In 1948, the Supreme Court ruled that five studios had monopolized the American film industry. Paramount, Warner Bros., MGM, RKO, and Fox owned the theaters that showed their own movies.
The court ordered them to sell.
For the next 72 years, the Paramount Consent Decrees kept the studios apart.
In August 2020, a federal judge terminated the decrees. The reasoning was that the market had changed beyond recognition.
Streaming had replaced theaters as the primary distribution channel. The studios were no longer dangerous monopolists. They were struggling incumbents.
Six years later, Paramount and Warner Bros. are merging. The deal is worth $111 billion including debt. The Justice Department approved it on June 12, 2026.
Two of the five studios that the Supreme Court forced apart are coming back together voluntarily. Not because they are too powerful, but because they are too weak to survive alone.
It’s a familiar story. Regulation is often designed to solve a specific market structure problem (monopoly power, natural monopoly characteristics, or high barriers to entry).
Over time, technology, globalization, new business models, and substitute products can eliminate the original source of market power. Regulations that once made sense may then become unnecessary, counterproductive, or even protective of incumbents.
In the case of the studios, massive changes in the video and movie business make older restrictions unnecessary.
Television was an alternative to “going to the movies, and therefore a threat. But studios discovered:
TV licensing created new revenue
Old film libraries became valuable assets
Syndication emerged as a lucrative business.
The additional changes in distribution (cable TV, home video, streaming) likewise emphasized the role of content ownership and creation for studios, even as new distributors emerged to capture value.
Among the new issues with streaming is the importance of distribution versus “discovery,” as “scarcity value” migrates.
Frequently, the substitute products and competitors come from “outside” an industry’s chosen domain.
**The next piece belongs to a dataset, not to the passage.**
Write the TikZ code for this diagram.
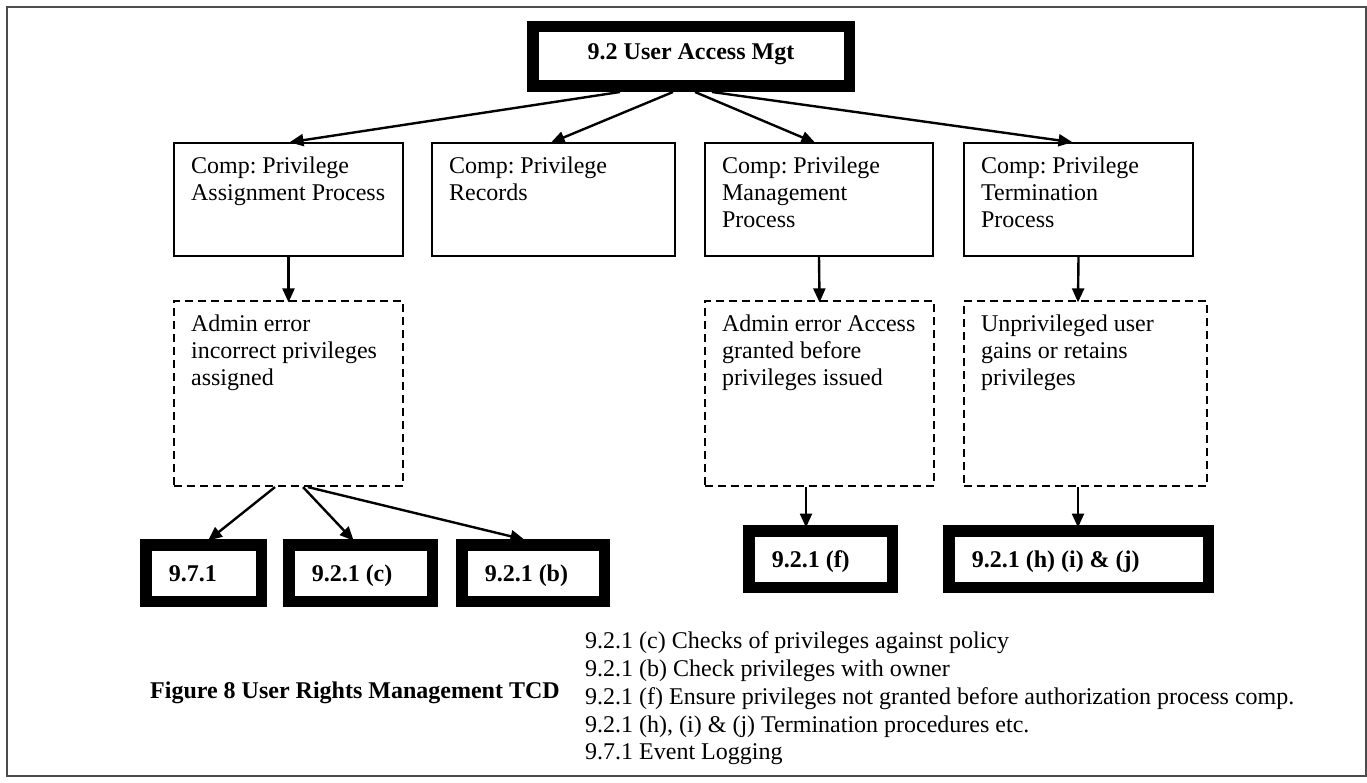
\documentclass[tikz,border=0pt]{standalone}
\usepackage{fontspec}
\setmainfont{Liberation Serif}
\usetikzlibrary{arrows.meta,calc}
\frenchspacing
\begin{document}
\begin{tikzpicture}[x=1pt,y=-1pt,
  txt/.style={font=\fontsize{24}{27}\selectfont, inner sep=0pt, align=left, anchor=north west},
  thinbox/.style={draw, line width=2.2pt, inner sep=0pt, minimum height=113pt},
  dashbox/.style={draw, line width=2.2pt, inner sep=0pt, dash pattern=on 8pt off 5pt, minimum height=185pt},
  heavybox/.style={draw, line width=11.5pt, inner xsep=23pt, inner ysep=0pt,
    font=\bfseries\fontsize{24}{27}\selectfont, align=flush left,
    text height=16pt, text depth=0pt, minimum height=56.5pt},
  link/.style={line width=2.4pt, shorten >=-2.5pt, -{Triangle[length=14pt,width=12pt]}},
]
\useasboundingbox (0,0) rectangle (1367,783);
\draw[line width=2pt, black!70] (7,7) rectangle (1366,776);

% root
\node[heavybox, align=flush center, text width=270.5pt, minimum width=316.5pt,
      minimum height=59.5pt, text depth=9pt] (top) at (691,56.5) {9.2 User Access Mgt};

% component boxes
\node[thinbox, minimum width=229pt] (b1) at (288.5,199.5) {};
\node[thinbox, minimum width=243pt] (b2) at (553.5,199.5) {};
\node[thinbox, minimum width=228pt] (b3) at (819,199.5) {};
\node[thinbox, minimum width=229pt] (b4) at (1078.5,199.5) {};
\node[txt] (b1t) at ($(b1.north west)+(18,15)$) {Comp: Privilege\\Assignment Process};
\node[txt] (b2t) at ($(b2.north west)+(18,15)$) {Comp: Privilege\\Records};
\node[txt] (b3t) at ($(b3.north west)+(18,15)$) {Comp: Privilege\\Management\\Process};
\node[txt] (b4t) at ($(b4.north west)+(18,15)$) {Comp: Privilege\\Termination\\Process};

% threat boxes
\node[dashbox, minimum width=229pt] (d1) at (288.5,393.5) {};
\node[dashbox, minimum width=229pt] (d3) at (819.5,393.5) {};
\node[dashbox, minimum width=243pt] (d4) at (1085.5,393.5) {};
\node[txt] (d1t) at ($(d1.north west)+(18,15)$) {Admin error\\incorrect privileges\\assigned};
\node[txt] (d3t) at ($(d3.north west)+(18,15)$) {Admin error Access\\granted before\\privileges issued};
\node[txt] (d4t) at ($(d4.north west)+(18,15)$) {Unprivileged user\\gains or retains\\privileges};

% controls
\node[heavybox, text width=69.5pt,  minimum width=115.5pt] (c971)  at (203.5,573) {9.7.1};
\node[heavybox, text width=97.5pt,  minimum width=143.5pt] (c921c) at (360.5,573) {9.2.1 (c)};
\node[heavybox, text width=96.5pt,  minimum width=142.5pt] (c921b) at (533,573)   {9.2.1 (b)};
\node[heavybox, text width=97.5pt,  minimum width=143.5pt] (c921f) at (820.5,559) {9.2.1 (f)};
\node[heavybox, text width=213.5pt, minimum width=259.5pt] (c921h) at (1078.5,559) {9.2.1 (h) (i) \& (j)};

% connectors
\draw[link] ($(top.south)+(-71,0)$) -- ($(b1.north)+(3.5,0)$);
\draw[link] ($(top.south)+(-18,0)$) -- ($(b2.north)+(-0.5,0)$);
\draw[link] ($(top.south)+(4,0)$)   -- ($(b3.north)+(-6,0)$);
\draw[link] ($(top.south)+(21,0)$)  -- ($(b4.north)+(-8.5,0)$);

\draw[link] (b1.south) -- (d1.north);
\draw[link] (b3.south) -- (d3.north);
\draw[link] (b4.south) -- ($(d4.north)+(-7.5,0)$);

\draw[link] ($(d1.south)+(-13.5,0)$) -- ($(c971.north)+(6.5,0)$);
\draw[link] ($(d1.south)+(14.5,0)$)  -- ($(c921c.north)+(-8.5,0)$);
\draw[link] ($(d1.south)+(19.5,0)$)  -- ($(c921b.north)+(-11,0)$);
\draw[link] ($(d3.south)+(-13.5,0)$) -- ($(c921f.north)+(-14.5,0)$);
\draw[link] ($(d4.south)+(-7.5,0)$)  -- ($(c921h.north)+(-0.5,0)$);

% caption and legend
\node[font=\bfseries\fontsize{24}{27}\selectfont, inner sep=0pt, anchor=base west] (cap) at (150,698)
  {Figure 8 User Rights Management TCD};
\node[font=\fontsize{24}{27.8}\selectfont, inner sep=0pt, align=left, anchor=north west] (legend) at (585,631.5)
  {9.2.1 (c) Checks of privileges against policy\\
   9.2.1 (b) Check privileges with owner\\
   9.2.1 (f) Ensure privileges not granted before authorization process comp.\\
   9.2.1 (h), (i) \& (j) Termination procedures etc.\\
   9.7.1 Event Logging};
\end{tikzpicture}
\end{document}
Perhaps the classic example is railroads believing they were in the trains business, when they were actually in the transportation business. The substitutes did not come from inside the “railroad” business but from outside.
Each major distribution innovation created new winners, weakened existing gatekeepers, and shifted where revenue accumulated:
broadcast television
cable television
home video
DVD
streaming.
The point is that “where” monopoly danger exists will shift with time. And so must the regulatory concern. Emerging industries might need one pattern. Declining industries virtually always need another: preventing concentration early; encouraging it in the industry decline phase.